Exercise aim: Word for word, give the material below again, minus any images.

Provided material:
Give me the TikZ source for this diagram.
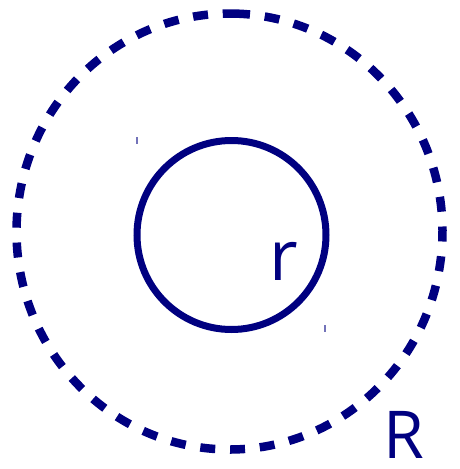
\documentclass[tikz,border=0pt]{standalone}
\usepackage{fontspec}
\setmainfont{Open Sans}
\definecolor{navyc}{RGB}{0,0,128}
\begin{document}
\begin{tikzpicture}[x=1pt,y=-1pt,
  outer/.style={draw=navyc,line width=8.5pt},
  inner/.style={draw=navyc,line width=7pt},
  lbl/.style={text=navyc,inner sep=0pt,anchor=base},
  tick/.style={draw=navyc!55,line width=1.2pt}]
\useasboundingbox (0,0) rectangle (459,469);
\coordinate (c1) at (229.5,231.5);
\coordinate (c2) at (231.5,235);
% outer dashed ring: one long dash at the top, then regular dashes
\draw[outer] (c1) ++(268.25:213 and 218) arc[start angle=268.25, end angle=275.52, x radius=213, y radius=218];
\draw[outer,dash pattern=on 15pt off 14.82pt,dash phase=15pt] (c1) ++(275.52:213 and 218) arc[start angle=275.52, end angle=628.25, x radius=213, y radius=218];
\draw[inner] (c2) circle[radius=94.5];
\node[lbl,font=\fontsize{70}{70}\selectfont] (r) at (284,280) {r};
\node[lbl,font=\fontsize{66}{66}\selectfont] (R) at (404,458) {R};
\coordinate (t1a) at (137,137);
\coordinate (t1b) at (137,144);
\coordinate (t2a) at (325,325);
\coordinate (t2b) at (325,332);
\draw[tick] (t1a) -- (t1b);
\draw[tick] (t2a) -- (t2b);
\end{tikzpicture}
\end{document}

Task response:
Give me the TikZ source for this diagram.
\documentclass[tikz,border=0pt]{standalone}
\usepackage{fontspec}
\setmainfont{Open Sans}
\definecolor{navyc}{RGB}{0,0,128}
\begin{document}
\begin{tikzpicture}[x=1pt,y=-1pt,
  outer/.style={draw=navyc,line width=8.5pt},
  inner/.style={draw=navyc,line width=7pt},
  lbl/.style={text=navyc,inner sep=0pt,anchor=base},
  tick/.style={draw=navyc!55,line width=1.2pt}]
\useasboundingbox (0,0) rectangle (459,469);
\coordinate (c1) at (229.5,231.5);
\coordinate (c2) at (231.5,235);
% outer dashed ring: one long dash at the top, then regular dashes
\draw[outer] (c1) ++(268.25:213 and 218) arc[start angle=268.25, end angle=275.52, x radius=213, y radius=218];
\draw[outer,dash pattern=on 15pt off 14.82pt,dash phase=15pt] (c1) ++(275.52:213 and 218) arc[start angle=275.52, end angle=628.25, x radius=213, y radius=218];
\draw[inner] (c2) circle[radius=94.5];
\node[lbl,font=\fontsize{70}{70}\selectfont] (r) at (284,280) {r};
\node[lbl,font=\fontsize{66}{66}\selectfont] (R) at (404,458) {R};
\coordinate (t1a) at (137,137);
\coordinate (t1b) at (137,144);
\coordinate (t2a) at (325,325);
\coordinate (t2b) at (325,332);
\draw[tick] (t1a) -- (t1b);
\draw[tick] (t2a) -- (t2b);
\end{tikzpicture}
\end{document}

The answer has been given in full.